Strong fundamentals carried through the second quarter of 2022, led by high demand and limited supply, stated the firm’s Industrial Market Report. New building completions during the quarter did not influence the availability rate, as 84 per cent of the new space was leased prior to completion.
Current market conditions favour landlords, and rental rates continue to rise rapidly, says Avison Young. With 65 million square feet in the development pipeline for the next three years (under construction and pre-construction), rising availability will likely provide more space options to a broader spectrum of industrial tenants compared with today’s constrained supply environment.
GTA-wide, the availability rate remained unchanged at 0.9 per cent – this on the heels of a steady decline from a high of 7.1 per cent in first-quarter 2010. Leasing demand over the past five quarters for spaces 10,000 square feet or greater has been dominated by logistics and distribution (38 per cent), manufacturing (19 per cent), consumer goods and services (15 per cent), and retail/e-commerce (13 per cent) tenants.

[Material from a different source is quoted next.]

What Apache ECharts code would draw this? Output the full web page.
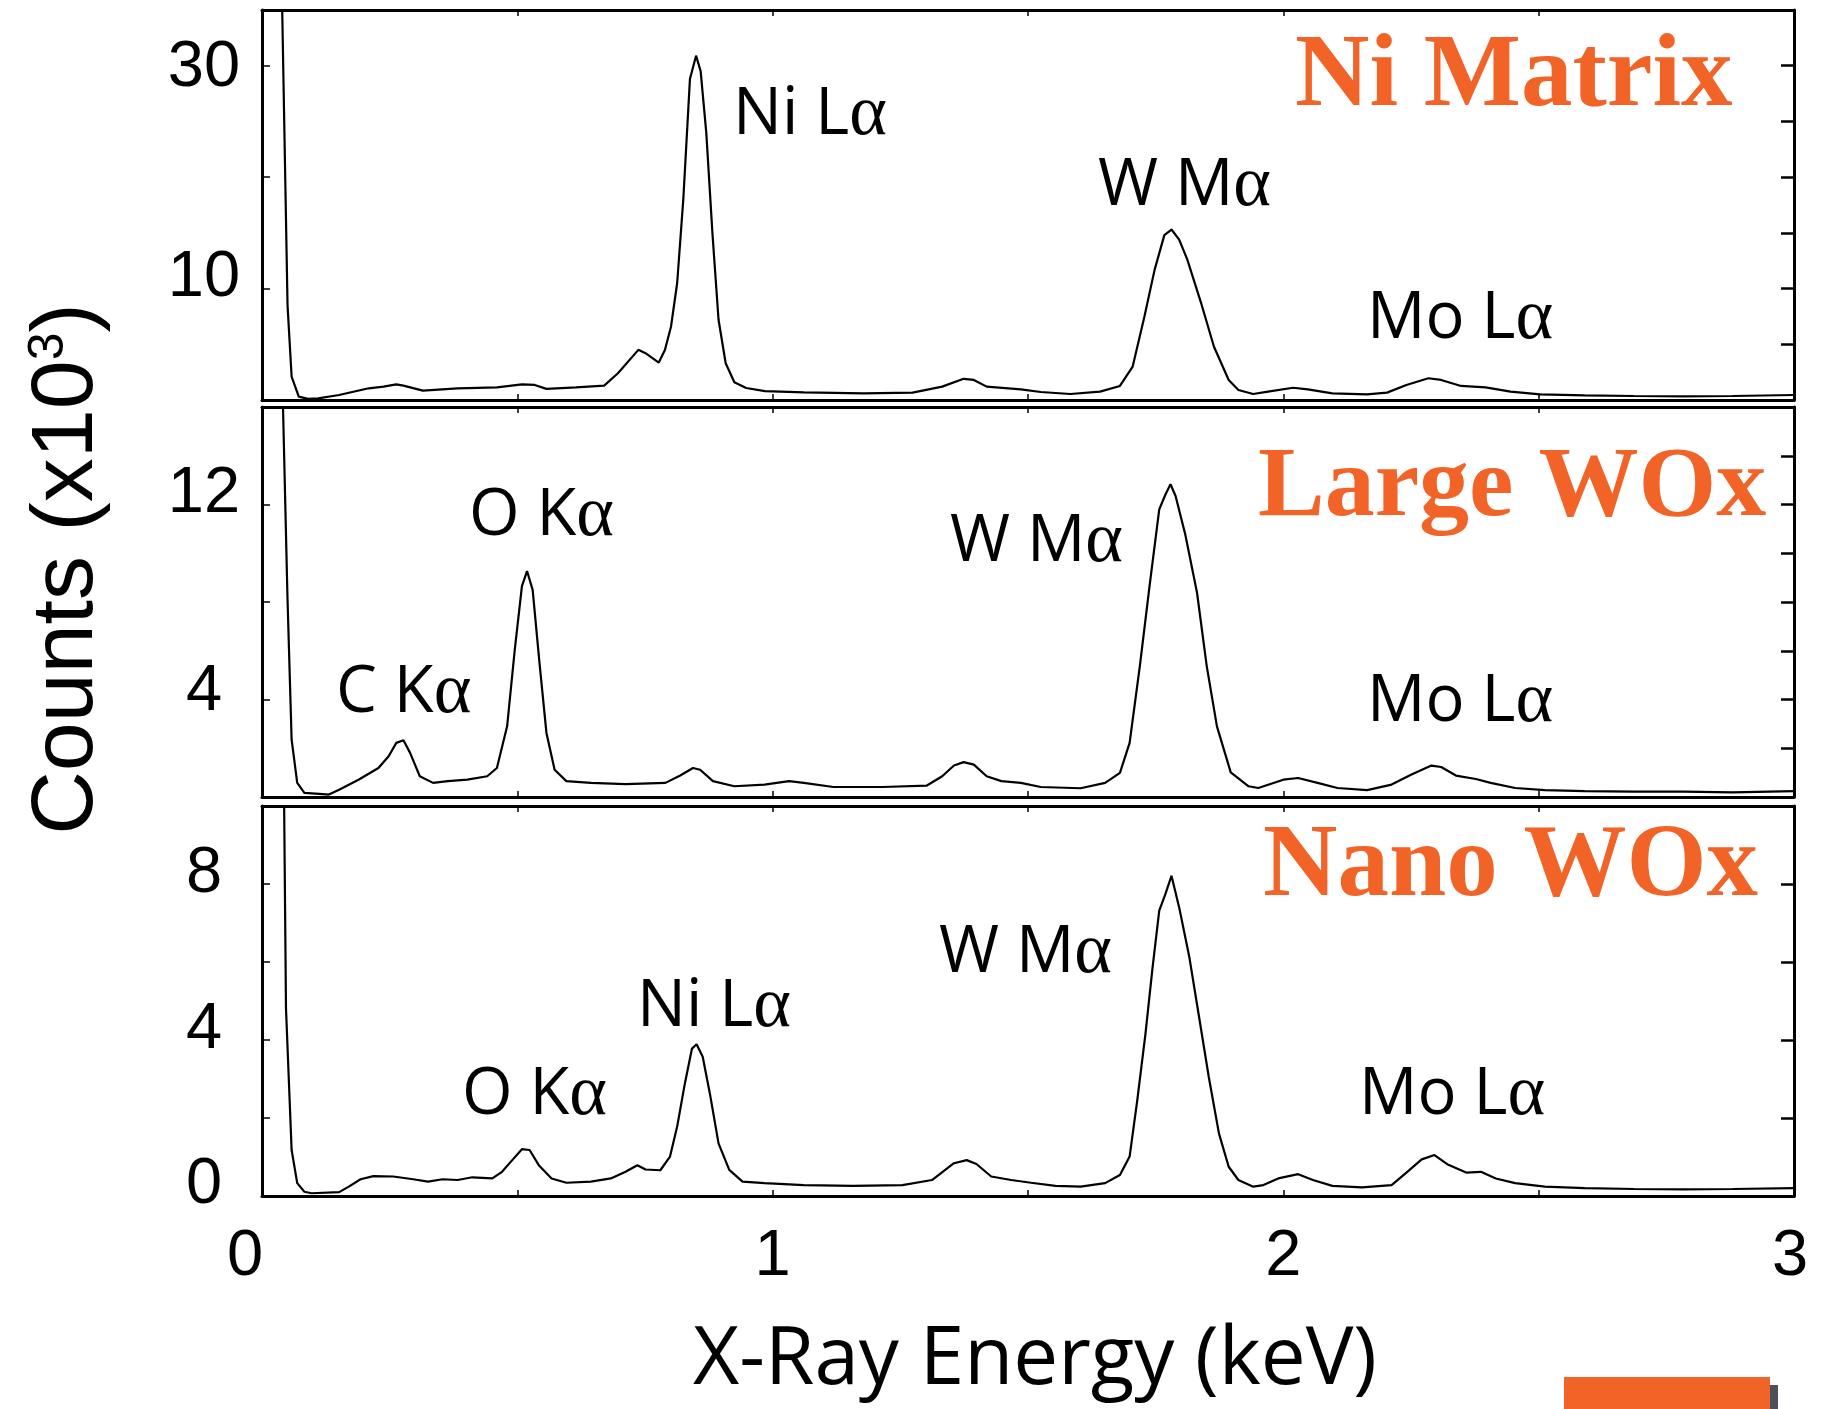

During the quarter, 20 buildings totalling 2.8 million square feet were delivered. At quarter-end, 15 million square feet was under construction across 64 buildings, of which 45 per cent had already been leased.
Pre-construction developments total 50 million square feet in 143 buildings across the GTA. The GTA West market leads the way with 62 per cent of pre-construction opportunities, followed by 20 per cent in the north and nine per cent each in the central and east markets.